XPDI believes that Core Scientific presents an opportunity to invest in a leader in multiple XPDI target industry sectors of blockchain and frontier technology infrastructure. XPDI’s management team and independent directors comprise experienced investors, advisors, developers, and operators in energy and ESG. XPDI is a special purpose acquisition company with a blockchain infrastructure focus supported by BlackRock, the world’s largest asset manager and the anchor investor in XPDI. XPDI closed its upsized, oversubscribed initial public offering in February 2021 and has approximately $345 million cash in trust.
Following the close of the Transaction, the combined company will continue to be led by Mike Levitt as Co-Chairman and Chief Executive Officer of Core Scientific. Mr. Levitt is supported by a highly successful and agile leadership team with significant expertise across the technology, blockchain, and financial services industries. Darin Feinstein, Chief Executive Officer and Founder of Blockcap and Co-Founder of Core Scientific, will serve as Co-Chairman of the Company. Mr. Levitt, Mr. Feinstein, and the management team of Core Scientific have a proven track record of building and scaling businesses and delivering long-term shareholder value.
“We are excited to enter into the Transaction at a significant inflection point in Core Scientific’s growth trajectory and in the advancement of blockchain technology,” said Mr. Levitt. “We have built the largest blockchain hosting provider and digital asset miner in North America. Our diversified business is positioned to continue supporting the growth and adoption of digital assets globally. We are successfully leveraging our first mover advantage, scale, proprietary designs and software, network of strategic relationships, and culture of innovation to create value for our customers and stakeholders. With our pending acquisition of Blockcap, we look forward to growing our self-mining digital asset business while continuing to deliver best-in-class reliability and performance to leading blockchain innovators.”
Said Darin Feinstein, “Core Scientific’s blockchain infrastructure business is unparalleled, backed by more than 70 blockchain and infrastructure-related patents and applications, and led by an amazing team, which now will be creating value for our collective stakeholders. We are proud to unite our companies and move forward into the capital markets.”
Patrick Eilers, Chief Executive Officer of XPDI, said, “Core Scientific is at the epicenter of disruptive technologies, which collectively comprise a large and growing market opportunity for Bitcoin and other digital assets.

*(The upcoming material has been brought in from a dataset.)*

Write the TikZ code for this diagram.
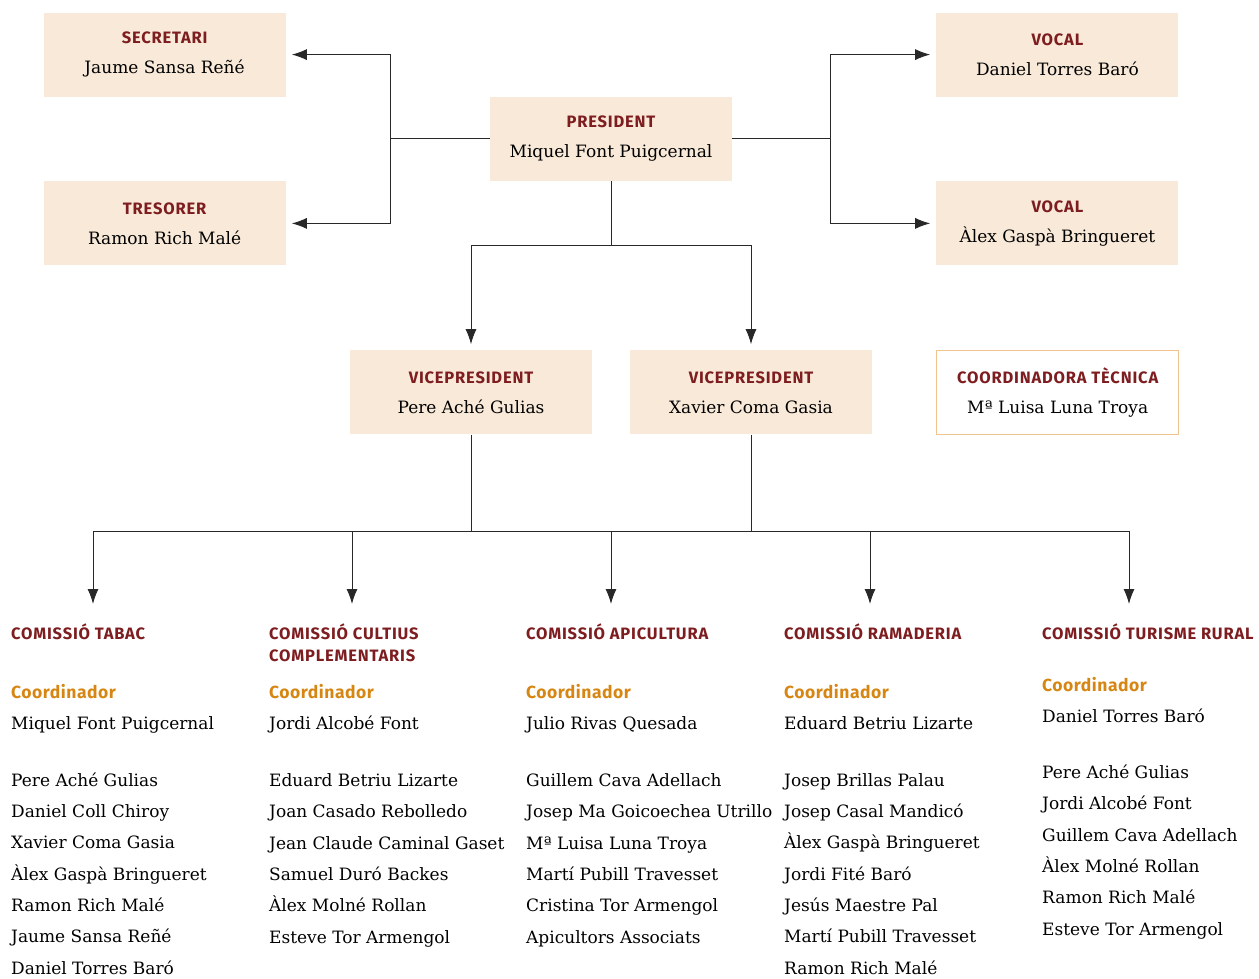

XPDI views the Company as solving a pressing need for a credible, reliable and focused enterprise solutions provider capable of powering these new, long-term growth markets and adjacencies presented by broader blockchain applications and technologies. Moreover, the Company’s commitment to ESG as a 100% net carbon-neutral business aligns with XPDI’s aim to take today’s high growth sectors and power them with more sustainable sources of energy.”
Ted Brombach, Chairman of XPDI, further stated “We are very pleased to support Core Scientific’s transition to the public markets and believe that the Company’s vertical integration will provide a competitive advantage in the industry.”
The Transaction values the combined company at an implied fully diluted pro forma enterprise value of approximately $4.3 billion, representing a 8.8x multiple of Core Scientific’s 2021 projected revenue of $493 million and a 21.4 x multiple of 2021 projected adjusted EBITDA of $203 million. The Company was adjusted EBITDA positive for the year ended December 31, 2020.
The Transaction is expected to provide in excess of $300 million in net cash proceeds to Core Scientific at closing, after transaction expenses and assuming no redemptions of shares by XPDI’s existing public stockholders. Existing Core Scientific stockholders are retaining 100% of their equity in the combined company. Core Scientific stockholders (including former stockholders of Blockcap) will own approximately 89%, XPDI public stockholders will own approximately 8% and XPDI’s sponsor will own approximately 2% of the issued and outstanding shares of common stock, respectively, of the combined company at closing. The proceeds from the Transaction are expected to fund mining equipment purchases and infrastructure build out as the Company expands its leadership position.